Ich merke noch an: Diese Art der Ausbildung blieb auf München beschränkt. Anderswo war der Aufstieg auf die Türme nicht so schweißtreibend.

Aber wir sind abgeschweift. Inzwischen ging nämlich das normale Leben weiter. Fünfmal am Tag stand nun der Muezzin auf dem Alten Peter, um die muslimischen Rufe zu tätigen, und dreimal für das Ordinariat, wobei sich die Arbeitseinsätze auch variabel gestalten konnten. Mittlerweile war der Muezzin als Angestellter des Ordinariats auf dem Lohnzettel der Diözese, denn kleinlich wollte man nun auch nicht sein.
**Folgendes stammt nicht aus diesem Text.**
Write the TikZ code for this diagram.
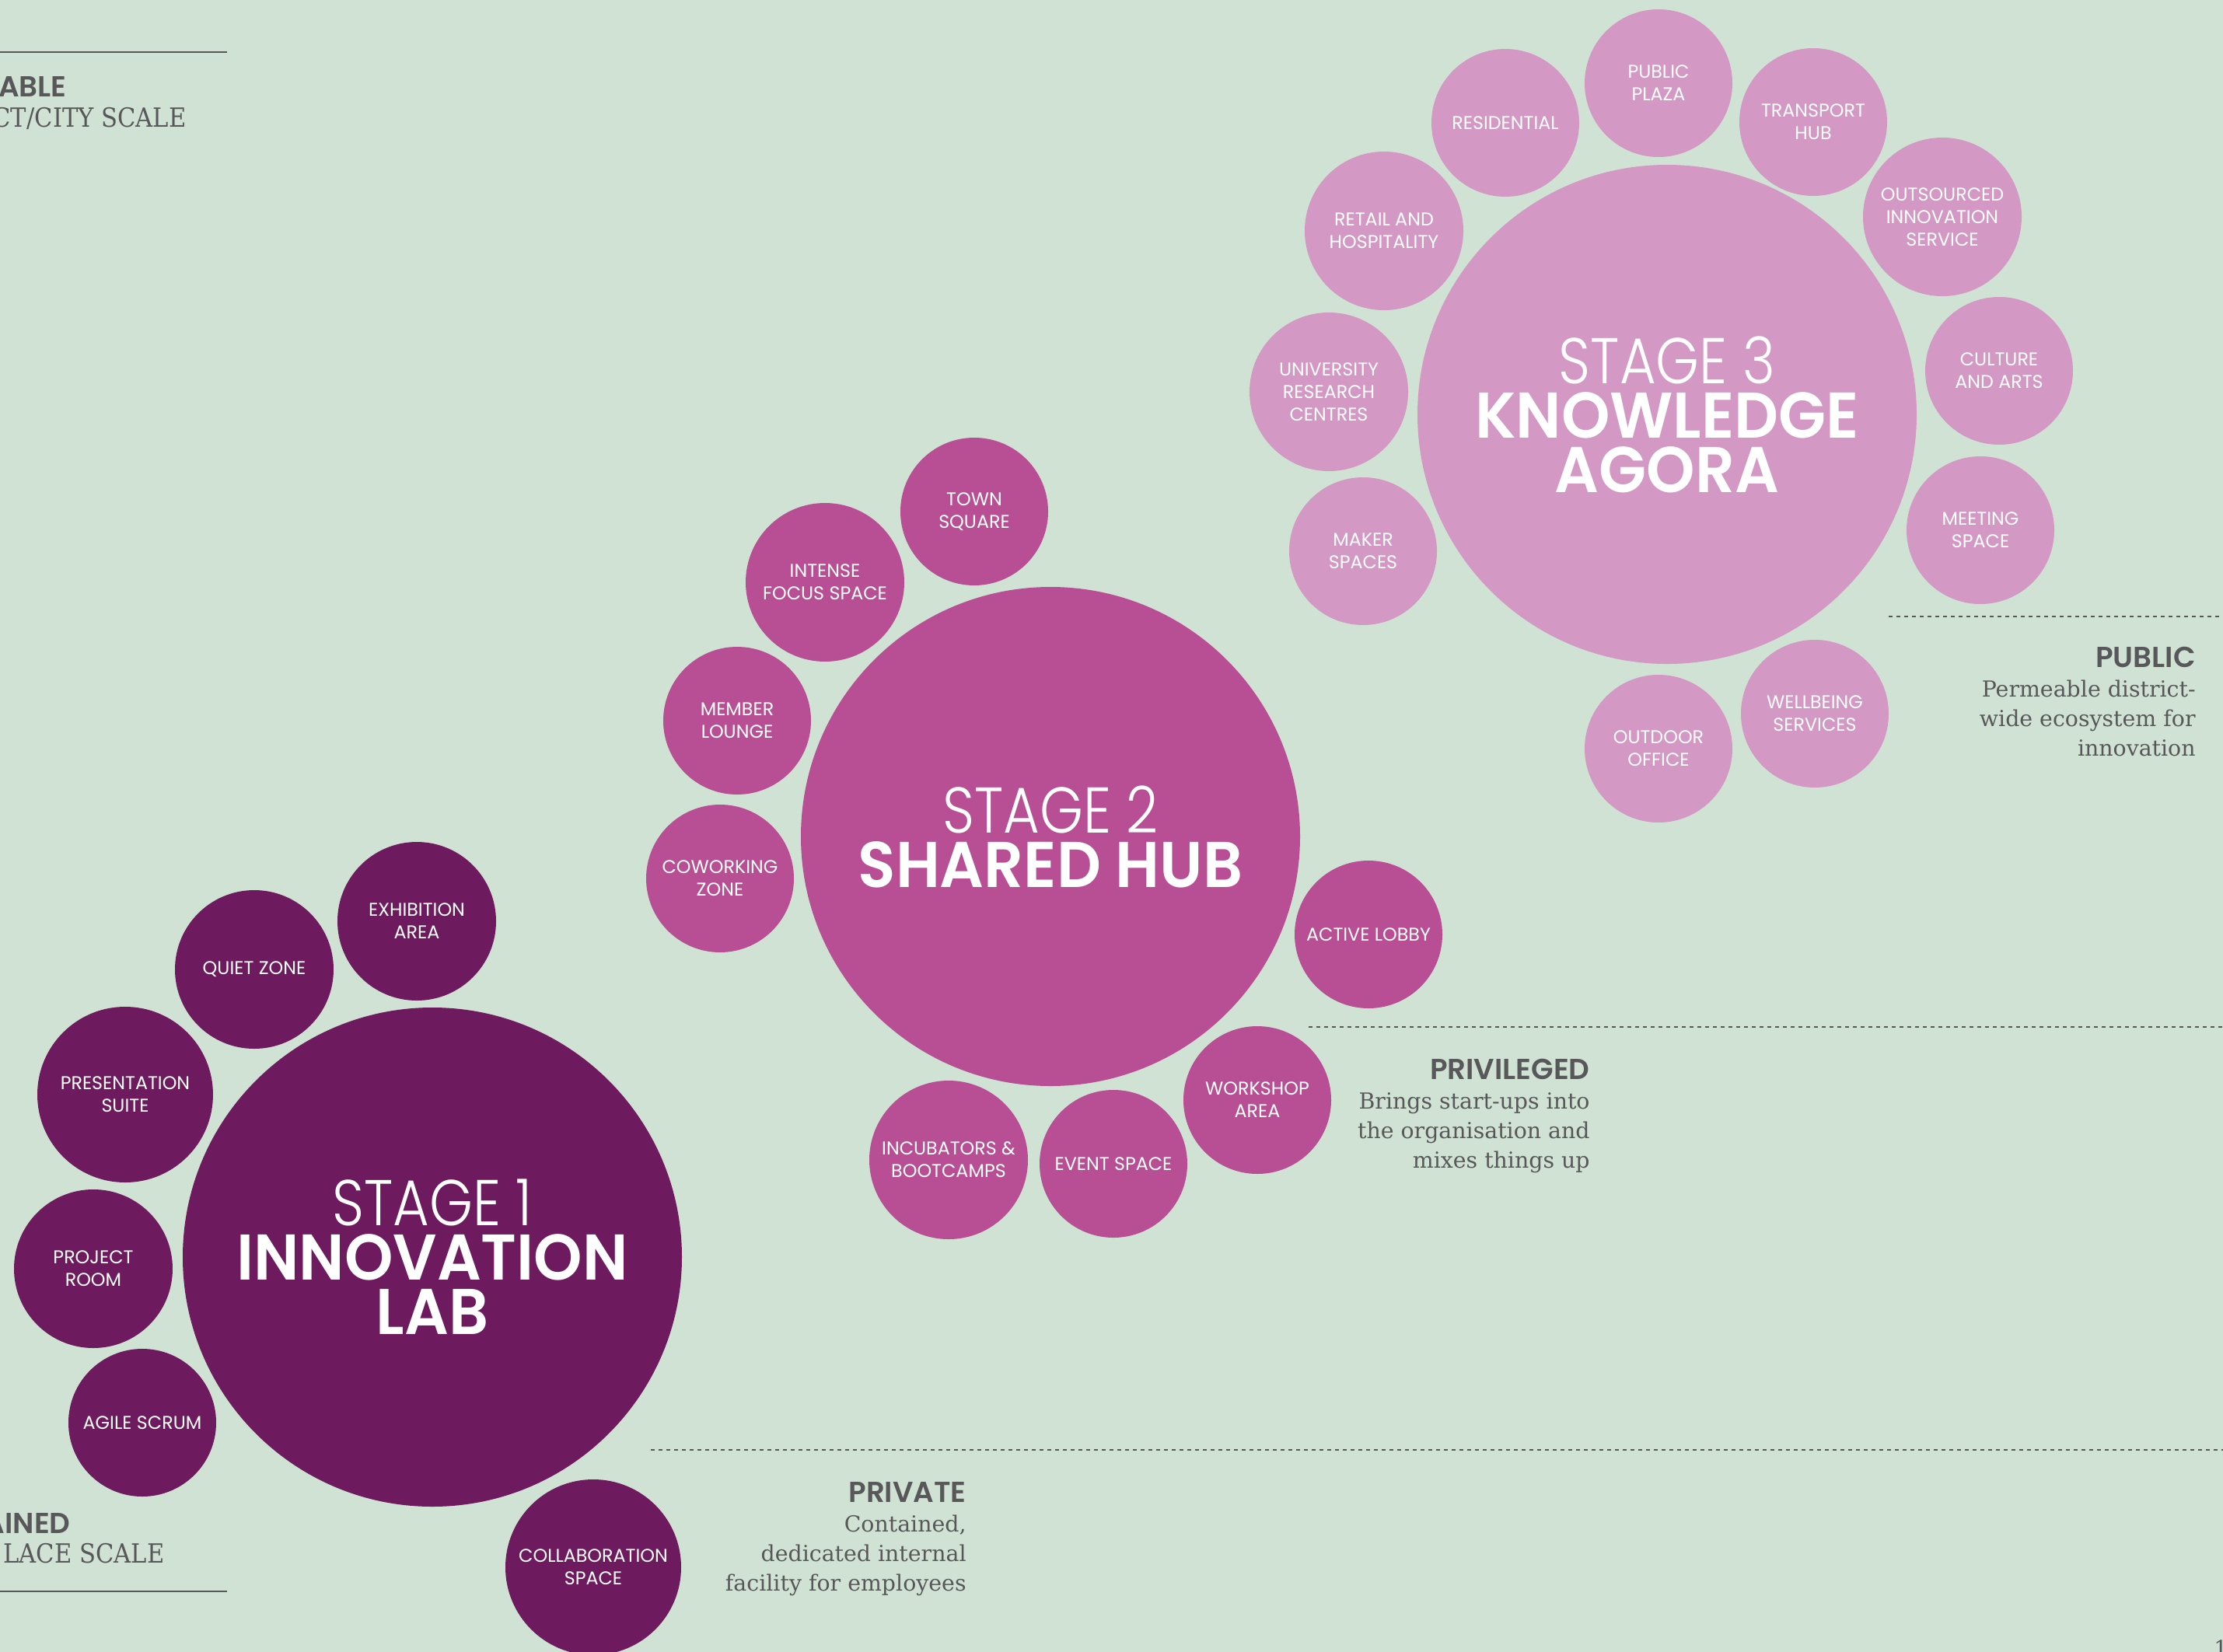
\documentclass[tikz,border=0pt]{standalone}
\usepackage{fontspec}
\usepackage{xcolor}
\setmainfont{DejaVu Serif}
\newfontfamily\slabfont{DejaVu Serif}[FakeStretch=0.9]
\newfontfamily\roomfont{Poppins}
\IfFontExistsTF{Poppins Light}{\newfontfamily\lightfont{Poppins Light}[FakeStretch=0.86]}{\newfontfamily\lightfont{Poppins}[FakeStretch=0.86]}
\IfFontExistsTF{Poppins SemiBold}{%
  \newfontfamily\heavyfont{Poppins SemiBold}%
  \newfontfamily\titlefont{Poppins SemiBold}[FakeStretch=0.955]}{%
  \newfontfamily\heavyfont{Poppins}[UprightFont=*-Bold]%
  \newfontfamily\titlefont{Poppins}[UprightFont=*-Bold,FakeStretch=0.955]}
\usetikzlibrary{positioning}

\definecolor{sage}{HTML}{D0E2D3}
\definecolor{labpurple}{HTML}{6D1B5E}
\definecolor{hubpink}{HTML}{B84F94}
\definecolor{agoralilac}{HTML}{D398C3}
\definecolor{ink}{HTML}{58585A}

\tikzset{
  stage/.style={circle, fill=#1, inner sep=0pt, minimum size=321pt, text=white, align=center,
    font=\titlefont\fontsize{41.6}{35}\selectfont},
  room/.style={circle, fill=#1, inner sep=0pt, minimum size=95pt, text=white, align=center,
    font=\roomfont\fontsize{11.9}{14.5}\selectfont},
  big room/.style={room=#1, minimum size=102pt},
  wide room/.style={room=#1, minimum size=113pt},
  rule/.style={draw=ink, line width=1pt},
  zone/.style={draw=ink, line width=0.7pt, dash pattern=on 2.5pt off 2.5pt},
  note/.style={anchor=north east, inner sep=0pt, align=right, text=ink,
    font=\fontsize{14.2}{19}\selectfont},
  edge label/.style={anchor=base east, inner sep=0pt, text=ink}
}
\newcommand{\stagetitle}[2]{{\lightfont #1}\\#2}
\newcommand{\headline}[1]{{\heavyfont\fontsize{18.6}{19}\selectfont #1}}

\begin{document}
\begin{tikzpicture}[x=0.5pt,y=-0.5pt]
\useasboundingbox (0,0) rectangle (2859,2125);
\clip (0,0) rectangle (2859,2125);
\fill[sage] (0,0) rectangle (2859,2125);

% scale rules at the left edge
\draw[rule] (0,67) -- (292,67);
\node[edge label, font=\heavyfont\fontsize{18.6}{20}\selectfont] (scalable) at (86,125) {ABLE};
\node[edge label, font=\slabfont\fontsize{17}{20}\selectfont] (cityscale) at (240,163) {CT/CITY SCALE};
\node[edge label, font=\heavyfont\fontsize{18.6}{20}\selectfont] (contained) at (91,1972) {AINED};
\node[edge label, font=\slabfont\fontsize{17}{20}\selectfont] (placescale) at (212,2010) {LACE SCALE};
\draw[rule] (0,2047) -- (292,2047);

% zone boundaries
\draw[zone] (2429,793) -- (2859,793);
\draw[zone] (1683,1321) -- (2859,1321);
\draw[zone] (837,1865) -- (2859,1865);

% stage 1
\node[stage=labpurple] (lab) at (556,1617) {\stagetitle{STAGE 1}{INNOVATION\\LAB}};
\node[big room=labpurple] (exhibition) at (536,1185) {EXHIBITION\\AREA};
\node[big room=labpurple] (quiet) at (327,1247) {QUIET ZONE};
\node[wide room=labpurple] (presentation) at (161,1408) {PRESENTATION\\SUITE};
\node[big room=labpurple] (project) at (120,1632) {PROJECT\\ROOM};
\node[room=labpurple] (scrum) at (183,1830) {AGILE SCRUM};
\node[wide room=labpurple] (collab) at (763,2016) {COLLABORATION\\SPACE};

% stage 2
\node[stage=hubpink] (hub) at (1351,1076) {\stagetitle{STAGE 2}{SHARED HUB}};
\node[room=hubpink] (town) at (1253,658) {TOWN\\SQUARE};
\node[big room=hubpink] (focus) at (1061,749) {INTENSE\\FOCUS SPACE};
\node[room=hubpink] (lounge) at (948,927) {MEMBER\\LOUNGE};
\node[room=hubpink] (cowork) at (926,1130) {COWORKING\\ZONE};
\node[room=hubpink] (lobby) at (1760,1202) {ACTIVE LOBBY};
\node[room=hubpink] (workshop) at (1617,1415) {WORKSHOP\\AREA};
\node[room=hubpink] (event) at (1432,1497) {EVENT SPACE};
\node[big room=hubpink] (incubator) at (1220,1492) {INCUBATORS \&\\BOOTCAMPS};

% stage 3
\node[stage=agoralilac] (agora) at (2144,533) {\stagetitle{STAGE 3}{KNOWLEDGE\\AGORA}};
\node[room=agoralilac] (residential) at (1936,158) {RESIDENTIAL};
\node[room=agoralilac] (plaza) at (2133,107) {PUBLIC\\PLAZA};
\node[room=agoralilac] (transport) at (2332,157) {TRANSPORT\\HUB};
\node[big room=agoralilac] (outsourced) at (2498,279) {OUTSOURCED\\INNOVATION\\SERVICE};
\node[room=agoralilac] (culture) at (2571,477) {CULTURE\\AND ARTS};
\node[room=agoralilac] (meeting) at (2547,682) {MEETING\\SPACE};
\node[room=agoralilac] (wellbeing) at (2334,918) {WELLBEING\\SERVICES};
\node[room=agoralilac] (outdoor) at (2133,963) {OUTDOOR\\OFFICE};
\node[room=agoralilac] (maker) at (1753,709) {MAKER\\SPACES};
\node[big room=agoralilac] (university) at (1709,504) {UNIVERSITY\\RESEARCH\\CENTRES};
\node[big room=agoralilac] (retail) at (1780,297) {RETAIL AND\\HOSPITALITY};

% zone notes
\node[note] (public) at (2824,832) {\headline{PUBLIC}\\Permeable district-\\wide ecosystem for\\innovation};
\node[note] (privileged) at (2045,1362) {\headline{PRIVILEGED}\\Brings start-ups into\\the organisation and\\mixes things up};
\node[note] (private) at (1243,1906) {\headline{PRIVATE}\\Contained,\\dedicated internal\\facility for employees};

\node[anchor=north west, inner sep=0pt, text=ink, font=\fontsize{14}{16}\selectfont] (pageno) at (2847,2109) {1};
\end{tikzpicture}
\end{document}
Die Menschenmengen, die täglich den Schefflertanz im Rathaus bestaunten, brauchten sich nur umdrehen, um den Rufen des Muezzins zu folgen. Er gehörte inzwischen zu den Münchner Attraktionen. Und so wurde die Installation eines Muezzins auf dem Alten Peter zu einem echten Win-Win-Erfolg für die muslimisch-kath. Allianz. Aber hier endet auch schon die Vision.

Bei solch laut schallenden Ereignissen verhallten die Schreie und Wehklagen der geschundenen und verfolgten Christen ungehört, die weltweit und millionenfach schutzlos ihrem Schicksal in den muslimischen Ländern ausgesetzt sind. Denn für sie ließ niemand seine Stimme erschallen, gerade nicht jene, deren Aufgabe es sein sollte, die Stimme Gottes erschallen zu lassen, sei „es gelegen oder ungelegen“.